Lina shook her head, feeling tears well up inside her. ‘Eli, you don’t have to do anything now except get better. You just have to accept what happened, and somehow move on. I can’t tell you how to do that, but that’s what you need to do. That’s all you need to do right now. Maintenance are on the power problem, and they’re gonna crack it, I know they are. We’re going to be okay. But you have to get better. And that means accepting that you did what was necessary.’

Eli exhaled slowly, his head wobbling slightly from side to side. He looked like one of the shell-shocked soldiers Lina had seen on the news, back in the days of the Platini Alpha Civil War.

‘There’s more,’ he said darkly. ‘There’s more there’s more there’s more there’s more there’s–’

She cut him off, a little spooked: ‘Eli, you’re done,’ she said. He turned his vacant cow’s eyes on her and she couldn’t even see the man behind them any more. All she saw was her own frightened face, reflected back in perfect miniature, cast in glass. She lurched upright and involuntarily fell back a step, feeling her heart beginning to race in her chest. ‘You’re done,’ she said again, but it came out in a whisper this time. His eyes. . .

Eli’s head shook ponderously, but that vacant gaze stayed fixed on her. ‘No,’ he said simply. That one word, filled with grim significance.

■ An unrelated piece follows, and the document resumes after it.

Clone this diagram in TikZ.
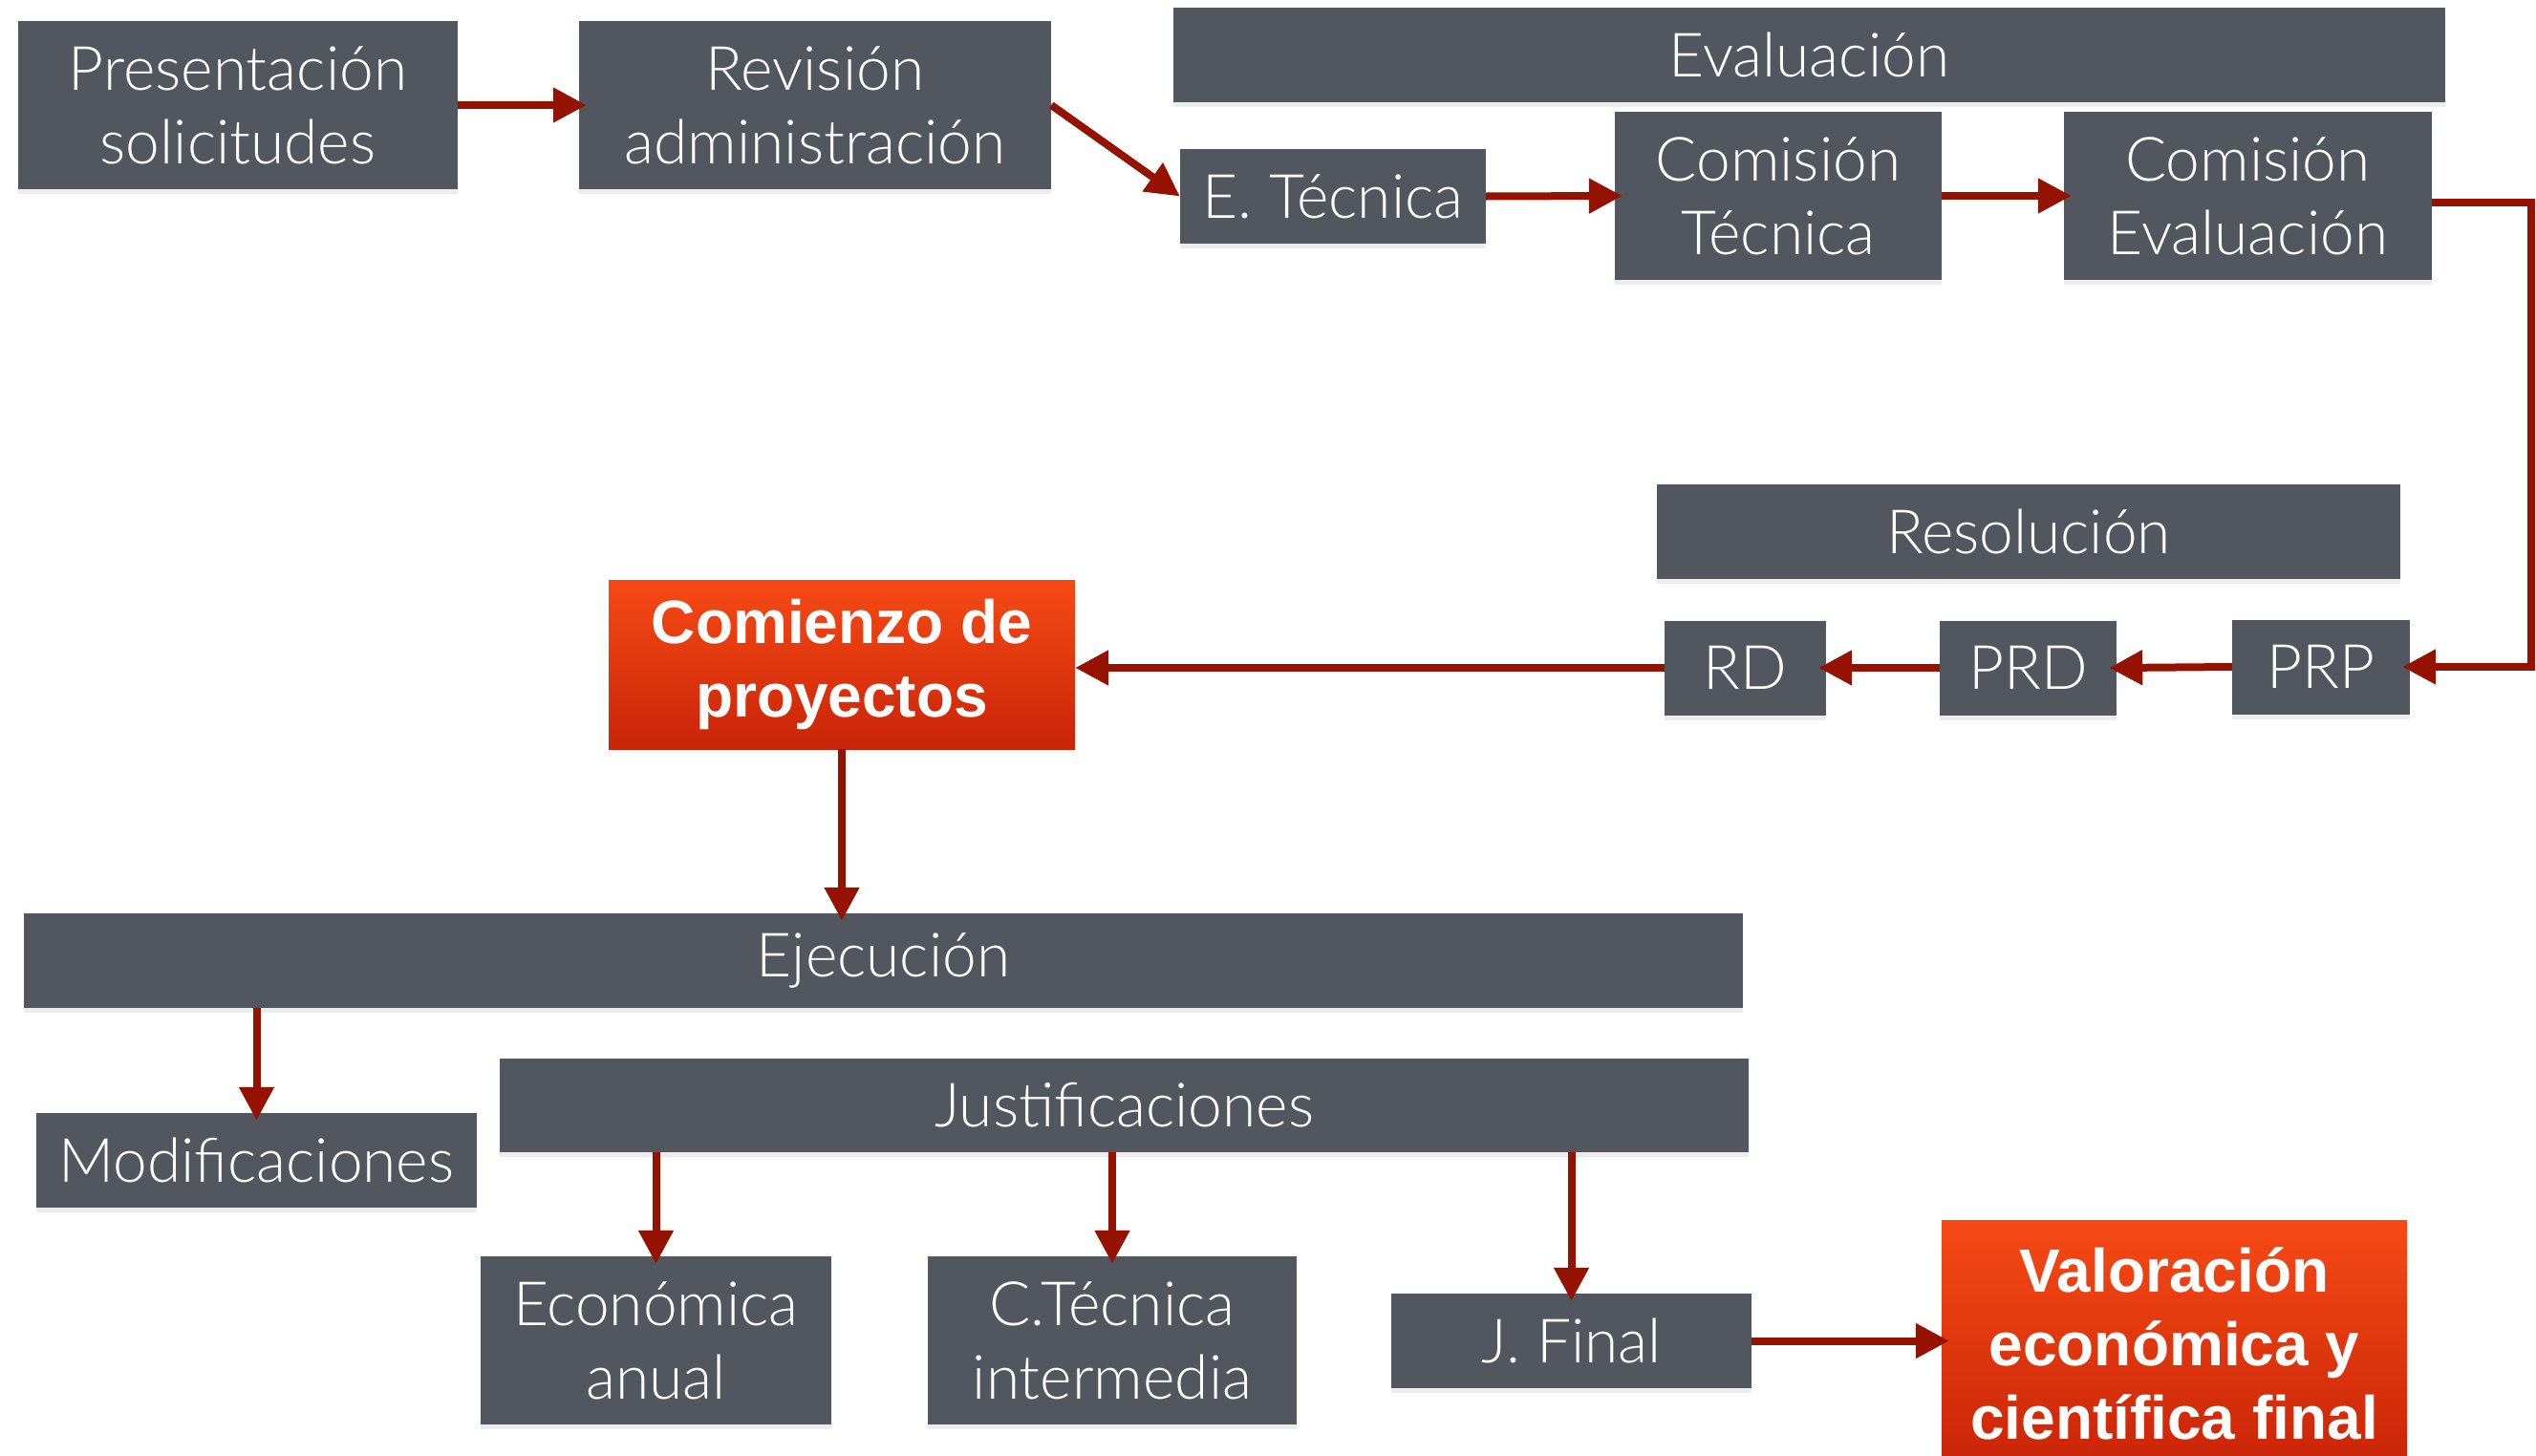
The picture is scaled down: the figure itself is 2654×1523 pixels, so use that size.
\documentclass[tikz,border=0pt]{standalone}
\usepackage{fontspec}
\setmainfont{Lato Light}
\newfontfamily\boldf{Liberation Sans}[UprightFont={* Bold}]
\usetikzlibrary{arrows.meta,shadows}
\definecolor{boxgray}{HTML}{52565F}
\definecolor{arrowc}{HTML}{961200}
\definecolor{orangeT}{HTML}{F64A15}
\definecolor{orangeB}{HTML}{C92408}
\tikzset{
  gbox/.style={fill=boxgray, text=white, inner sep=0pt, align=center,
    font=\fontsize{64}{77}\selectfont,
    drop shadow={shadow xshift=0pt, shadow yshift=-5pt, opacity=0.15}},
  obox/.style={top color=orangeT, bottom color=orangeB, text=white, inner sep=0pt,
    align=center, font=\boldf\fontsize{64}{77}\selectfont},
  arr/.style={draw=arrowc, line width=8pt, -{Triangle[length=35pt,width=35pt]},
    shorten >=-8pt},
}
\begin{document}
\begin{tikzpicture}[x=1pt,y=-1pt]
\useasboundingbox (0,0) rectangle (2654,1523);
% top row
\node[gbox, minimum width=460pt, minimum height=176pt] (pres) at (249,110) {Presentación\\solicitudes};
\node[gbox, minimum width=494pt, minimum height=176pt] (rev) at (853,110) {Revisión\\administración};
\node[gbox, minimum width=1331pt, minimum height=99pt] (evalh) at (1893.5,57.5) {Evaluación};
\node[gbox, minimum width=320pt, minimum height=99pt] (etec) at (1395,205.5) {E. Técnica};
\node[gbox, minimum width=342pt, minimum height=176pt] (ct) at (1861,205) {Comisión\\Técnica};
\node[gbox, minimum width=385pt, minimum height=176pt] (ce) at (2352.5,205) {Comisión\\Evaluación};
% resolution
\node[gbox, minimum width=778pt, minimum height=99pt] (resh) at (2123,556.5) {Resolución};
\node[gbox, minimum width=169pt, minimum height=99pt] (rd) at (1826.5,699) {RD};
\node[gbox, minimum width=185pt, minimum height=99pt] (prd) at (2122.5,699) {PRD};
\node[gbox, minimum width=186pt, minimum height=99pt] (prp) at (2429,698) {PRP};
\node[obox, minimum width=488pt, minimum height=177pt] (com) at (881,695.5) {Comienzo de\\proyectos};
% execution
\node[gbox, minimum width=1799pt, minimum height=99pt] (ejec) at (924.5,1005.5) {Ejecución};
\node[gbox, minimum width=461pt, minimum height=99pt] (mod) at (268.5,1214.5) {Modificaciones};
\node[gbox, minimum width=1307pt, minimum height=98pt] (just) at (1176.5,1157) {Justificaciones};
\node[gbox, minimum width=367pt, minimum height=176pt] (eco) at (686.5,1403) {Económica\\anual};
\node[gbox, minimum width=386pt, minimum height=176pt] (ctec) at (1164,1403) {C.Técnica\\intermedia};
\node[gbox, minimum width=377pt, minimum height=99pt] (jfin) at (1644.5,1403.5) {J. Final};
\node[obox, minimum width=487pt, minimum height=258pt] (val) at (2275.5,1406) {Valoración\\económica y\\científica final};
% connectors
\coordinate (rc) at (2649,0);
\coordinate (ceo) at ([yshift=-7pt]ce.east);
\draw[arr] (pres.east) -- (rev.west);
\draw[arr, shorten >=0pt] (rev.east) -- (etec.west);
\draw[arr] (etec.east) -- (ct.west);
\draw[arr] (ct.east) -- (ce.west);
\draw[arr] (ceo) -- (ceo -| rc) |- (prp.east);
\draw[arr] (prp.west) -- (prd.east);
\draw[arr] (prd.west) -- (rd.east);
\draw[arr, shorten >=0pt] (rd.west) -- (com.east |- rd.west);
\draw[arr] (com.south) -- (com.south |- ejec.north);
\draw[arr] (mod.north |- ejec.south) -- (mod.north);
\draw[arr] (eco.north |- just.south) -- (eco.north);
\draw[arr] (ctec.north |- just.south) -- (ctec.north);
\draw[arr] (jfin.north |- just.south) -- (jfin.north);
\draw[arr] (jfin.east) -- (val.west |- jfin.east);
\end{tikzpicture}
\end{document}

Lina suddenly felt a lump in her throat, so pronounced that it was hard to breathe. Something was wrong. That’s not Eli! some dark and irrational part of her mind screamed. That’s not Eli in there! In another, more stable part of her brain, a grim and undeniable thought was taking shape. She fell back another pace, her hand feeling behind her for the doorway. ‘What?’ she breathed. Her mind was whirling again — damn it, she felt like her whole body was whirling — as if the station had suddenly begun to spin in the opposite direction, like a waltzer in some nightmare theme park, a ride designed to induce insanity and sickness in equal measure. Eli’s mouth cracked open, showing his teeth, and slowly widened in a smile. And then, without knowing she had any intention of doing so, Lina turned and simply ran from the room.